2026-06-16 00:29:18 +02:00
parent b993115b41
commit 679ebb3465
13 changed files with 316 additions and 419 deletions
@@ -0,0 +1,110 @@
+# CoreDNS resolver
+
+## Goal
+
+Replace the RouterOS built-in DNS forwarder with a CoreDNS container for
+configurability, and suppress IPv6 (AAAA) resolution by default to keep traffic
+on IPv4.
+
+## Background
+
+The ISP provides no native IPv6 — only a Hurricane Electric (HE) tunnel
+(`2001:470:61a3::/48`). HE addresses fall in ranges some sites flag as
+datacenter/bot traffic, producing endless CAPTCHAs. The goal is to prefer IPv4
+egress while keeping IPv6 available for our own services and any domain
+explicitly trusted over IPv6.
+
+## What this is NOT (and why)
+
+An earlier iteration used **DNS64 + NAT64 (Tayga)** to force traffic through
+IPv4. It was removed:
+
+- **Performance**: Tayga is a userspace translator with no hardware offload.
+  Every translated packet crossed RouterOS twice (v6 in, v4 out) plus a
+  userspace hop, capping throughput at ~250 Mbps against a 1 Gbps line.
+- **SPOF**: two containers (CoreDNS + Tayga) in the datapath of nearly all
+  traffic on a router whose native forwarder had been rock-solid.
+- **Architectural inversion**: NAT64 exists to let IPv6-only clients reach IPv4.
+  We don't want IPv6 egress at all — using NAT64 to avoid IPv6 was solving the
+  problem backwards.
+
+Plain AAAA suppression in CoreDNS achieves the same IPv4-preferred outcome with
+zero datapath overhead — DNS is the only thing touched, packet forwarding stays
+on the RouterOS fastpath at line rate.
+
+The full account of the NAT64/IPv6-mostly attempt and why it was abandoned is in
+[nat64-dns64-postmortem.md](./nat64-dns64-postmortem.md).
+
+## How it works
+
+CoreDNS runs as a single container (`172.20.0.3`), reachable from RouterOS DNS
+which forwards client queries to it.
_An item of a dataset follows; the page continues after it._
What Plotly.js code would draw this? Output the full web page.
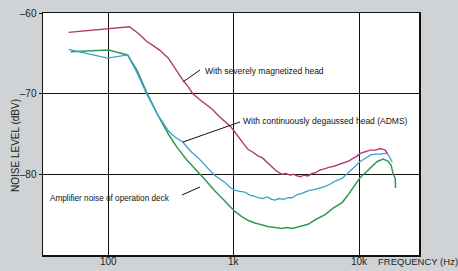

The [Corefile](../mikrotik/coredns/Corefile)
+has three server blocks:
+
+1. **`lumpiasty.xyz`** — our own zone. Forwards normally, keeps AAAA, so internal
+   services reachable over the HE prefix resolve to their real IPv6 addresses.
+2. **`.` (default)** — forwards everything else, but a `template IN AAAA` block
+   returns empty NOERROR for all AAAA queries, so clients fall back to IPv4 and
+   avoid the HE tunnel's flagged egress. A records and all other types pass
+   through untouched.
+
+The whitelist is implemented as a reusable `(aaaa_allowed)` snippet imported by
+zones that should keep AAAA. To trust another domain over IPv6, add a server
+block for it that imports `aaaa_allowed`.
+
+### Why suppression, not NXDOMAIN
+
+The AAAA template returns NOERROR with an empty answer (NODATA), not NXDOMAIN.
+This is correct: the name exists, it just has no (advertised) AAAA. Clients
+treat it as "no IPv6 address" and use the A record. Returning NXDOMAIN would
+wrongly imply the name doesn't exist and break the A lookup.
+
+## Future improvement
+
+The current global-suppress-plus-whitelist is coarse: a domain that is genuinely
+IPv6-only (no A record) and not whitelisted becomes unreachable. The intended
+end state is a plugin that suppresses AAAA only when the domain also has an A
+record, so IPv6-only destinations keep working without manual whitelisting. No
+in-tree CoreDNS plugin does this today.
+
+## Custom image
+
+Built from source with a minimal plugin set (`errors`, `log`, `health`,
+`template`, `cache`, `forward`, `reload`) instead of the default ~40, producing
+a ~6-8 MB image. The `dns64` plugin is no longer compiled in.
+
+Source: [`mikrotik/coredns/`](../mikrotik/coredns/). Built by Woodpecker
+([`.woodpecker/coredns-build.yaml`](../.woodpecker/coredns-build.yaml)) on pushes
+touching `mikrotik/coredns/**`, pushed to `gitea.lumpiasty.xyz/lumpiasty/coredns-mikrotik`.
+
+## RouterOS integration
+
+- `/ip/dns servers=172.20.0.3` — RouterOS forwards client queries to CoreDNS
+- RDNSS in RA (`/ipv6/nd dns=...` on vlan2/vlan5) advertises an IPv6 resolver
+  (the router's per-VLAN address) to dual-stack clients; RouterOS DNS relays to
+  CoreDNS
+- No DHCP option 108, no PREF64 — those belonged to the removed IPv6-mostly setup
+
+## Pitfalls learned (kept for reference)
+
+These were hit during the NAT64 era and the migration; some still apply:
+
+1. **RouterOS static FWD entries corrupt NXDOMAIN.** A `type=FWD match-subdomain=yes`
+   entry returns NOERROR/empty instead of relaying NXDOMAIN. Combined with
+   `ndots:5` and kubernetes pod search domains, `getaddrinfo` stops at the first
+   search-suffixed NODATA candidate and never tries the absolute name — apps fail
+   with `ENOTFOUND` for valid hostnames while `nslookup` (absolute query) works.
+   Our own zone is therefore handled in the Corefile, not via a RouterOS FWD
+   entry. RouterOS DNS does plain forwarding only (plus the Tailscale `ts.net`
+   FWD, which is acceptable as its subdomains genuinely don't exist publicly).
+2. **`advertise-dns=no` on new ND entries.** RouterOS creates per-interface
+   `ipv6 nd` entries with `advertise-dns=no`, suppressing the RDNSS option even
+   when a static `dns=` list is set. Must be enabled explicitly.
+3. **Per-interface ND entries must be created, not modified.** Only the
+   `interface=all` default ships out of the box; `api_find_and_modify` matching a
+   specific interface silently matches nothing. Use `api_modify`.
+
+Verification: `rdisc6` (NixOS package `ndisc6`) dumps RA contents. The CoreDNS
+`log` plugin output is visible via `/log print` on the router (container
+`logging=yes`) and shows the rcode CoreDNS returned — comparing it to what the
+client received isolates which hop corrupts a response.